У парня в глазах дрожали слезы.

– Вы мне руку сломаете! Правда!

– Джимми… – пробормотал Боб.

– Извинись! Не то я тебе шею сверну. Быстро и безболезненно. Везучий ты мелкий засранец. Сдохнешь без мучений.

– Извините!

Джим тут же отпустил его. Братья Берджессы дошли до машины, сели и уехали. Боб смотрел в окно, как парень потирает руку, направляясь обратно к парку.

– Не волнуйся, их тут немного, – сказал Джим. – Все нормально. Только прекрати называть людей паразитами, это ж надо!

Со стороны парка донеслись овации. Что бы там ни сказал губернатор, люди это одобрили. День почти закончился. Джим свое дело сделал.

– Хорошо выступил, – произнес Боб, когда они переезжали реку.

Поглядывая в зеркало заднего вида, Джим залез в карман, раскрыл мобильник.

– Хелли? В общем, все. Да, нормально. Потом расскажу, когда доберемся до гостиницы. И я тебя, милая. – Он захлопнул телефон, убрал его и спросил Боба: – Видел, на бейсболке у этой гниды были две восьмерки? Это значит «Хайль Гитлер». Восьмая буква алфавита[6].

– Откуда ты знаешь? – удивился Боб.

– Как ты можешь этого не знать? – был ответ.


Вечер принес ощущение, что минувший день войдет в историю Ширли-Фоллс как день, когда четыре тысячи человек мирно вышли в парк, чтобы поддержать право чернокожих людей жить в городе. Дубинки и пластиковые щиты не понадобились. Участники чувствовали единение солидарности, но никакого самодовольства, поскольку самодовольство на севере Новой Англии не в обычае.

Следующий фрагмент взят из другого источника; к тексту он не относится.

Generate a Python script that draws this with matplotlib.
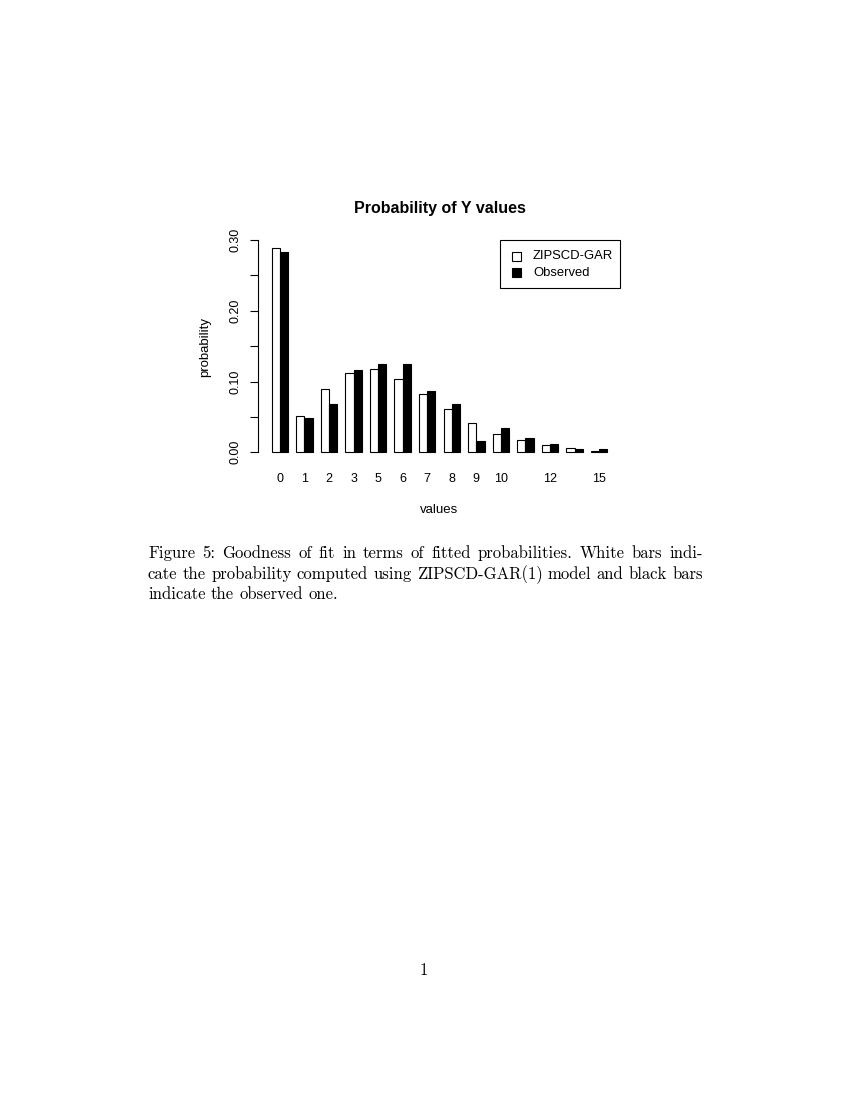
import matplotlib
matplotlib.use("Agg")
import matplotlib.pyplot as plt
import numpy as np
from matplotlib.patches import Rectangle

# ---------------- data ----------------
categories = ["0", "1", "2", "3", "5", "6", "7", "8", "9", "10", "11", "12", "13", "15"]
tick_labels = ["0", "1", "2", "3", "5", "6", "7", "8", "9", "10", "", "12", "", "15"]
zipscd_gar = [0.2885, 0.0514, 0.0892, 0.1118, 0.1175, 0.1038, 0.0825,
              0.0608, 0.0410, 0.0259, 0.0170, 0.0104, 0.0061, 0.0014]
observed = [0.2837, 0.0486, 0.0679, 0.1160, 0.1250, 0.1250, 0.0863,
            0.0679, 0.0156, 0.0349, 0.0203, 0.0118, 0.0047, 0.0047]
series_names = ["ZIPSCD-GAR", "Observed"]
y_ticks = [0.00, 0.05, 0.10, 0.15, 0.20, 0.25, 0.30]
title = "Probability of Y values"
x_label = "values"
y_label = "probability"
caption_lines = [
    "Figure 5: Goodness of fit in terms of fitted probabilities. White bars indi-",
    "cate the probability computed using ZIPSCD-GAR(1) model and black bars",
    "indicate the observed one.",
]
page_number = "1"

# ---------------- figure ----------------
plt.rcParams["font.family"] = ["Liberation Sans", "DejaVu Sans"]
W, H = 850, 1100
fig = plt.figure(figsize=(8.5, 11), dpi=100)


def fx(px):
    return px / W


def fy(py):
    return 1 - py / H


left, right, top, bottom = 258.3, 620.7, 240.0, 462.5
ax = fig.add_axes([fx(left), fy(bottom), (right - left) / W, (bottom - top) / H])

idx = np.arange(len(categories))
ax.bar(3 * idx + 1.5, zipscd_gar, width=1, color="white", edgecolor="black", linewidth=0.8)
ax.bar(3 * idx + 2.5, observed, width=1, color="black", edgecolor="black", linewidth=0.8)

ax.set_xlim(-0.64, 43.64)
ax.set_ylim(-0.0145, 0.3002)

for s in ["top", "right", "bottom"]:
    ax.spines[s].set_visible(False)
ax.spines["left"].set_bounds(0, 0.30)
ax.spines["left"].set_linewidth(0.8)

ax.set_yticks(y_ticks)
ax.set_yticklabels([f"{v:.2f}" if i % 2 == 0 else "" for i, v in enumerate(y_ticks)])
ax.tick_params(axis="y", length=6, width=0.8, pad=6, labelsize=9, labelrotation=90)
for lbl in ax.get_yticklabels():
    lbl.set_va("center")

ax.set_xticks(3 * idx + 2)
ax.set_xticklabels(tick_labels)
ax.tick_params(axis="x", length=0, pad=7.5, labelsize=9)

fig.text(fx(439.5), fy(208), title, ha="center", va="center", fontsize=11.5, fontweight="bold")
fig.text(fx(439.5), fy(510), x_label, ha="center", va="center", fontsize=9.5)
fig.text(fx(205.5), fy(347), y_label, ha="center", va="center", fontsize=9.5, rotation=90)

# legend (R style box)
fig.add_artist(Rectangle((fx(500), fy(288.5)), 120 / W, 48.5 / H, transform=fig.transFigure,
                         fill=False, edgecolor="black", linewidth=0.8))
for name, fc, yc in zip(series_names, ["white", "black"], [256, 272.5]):
    fig.add_artist(Rectangle((fx(512), fy(yc + 4.5)), 9 / W, 9 / H, transform=fig.transFigure,
                             facecolor=fc, edgecolor="black", linewidth=0.8))
    fig.text(fx(533), fy(yc), name, ha="left", va="center", fontsize=9.4)

# caption (justified, LaTeX-like)
renderer = fig.canvas.get_renderer()
cap_left, cap_right = 148, 703
baselines = [558, 579, 599]
for li, (line, yb) in enumerate(zip(caption_lines, baselines)):
    words = line.split(" ")
    texts = [fig.text(0, fy(yb), w, ha="left", va="baseline", fontsize=12, family="cmr10")
             for w in words]
    widths = [t.get_window_extent(renderer).width for t in texts]
    if li < len(caption_lines) - 1:
        gap = (cap_right - cap_left - sum(widths)) / (len(words) - 1)
    else:
        gap = 0.333 * 12 * 100 / 72
    x = cap_left
    for t, wd in zip(texts, widths):
        t.set_x(fx(x))
        x += wd + gap

fig.text(fx(423.5), fy(975), page_number, ha="center", va="baseline", fontsize=12, family="cmr10")

fig.savefig("out.png", dpi=100)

Абдикарим вышел в парк лишь по настойчивой просьбе Омада и Хавейи, приславших за ним своего сына, и увиденное его озадачило. Так много людей улыбались – смотрели ему прямо в лицо и улыбались. Абдикарим считал такие вещи уместными лишь между близкими людьми, и оттого ему было неуютно. Но он уже достаточно прожил в этой стране и понял, что американцы – как большие дети, и большие дети в этом парке были очень милыми. Еще долго после ухода из парка он видел перед собой их улыбки.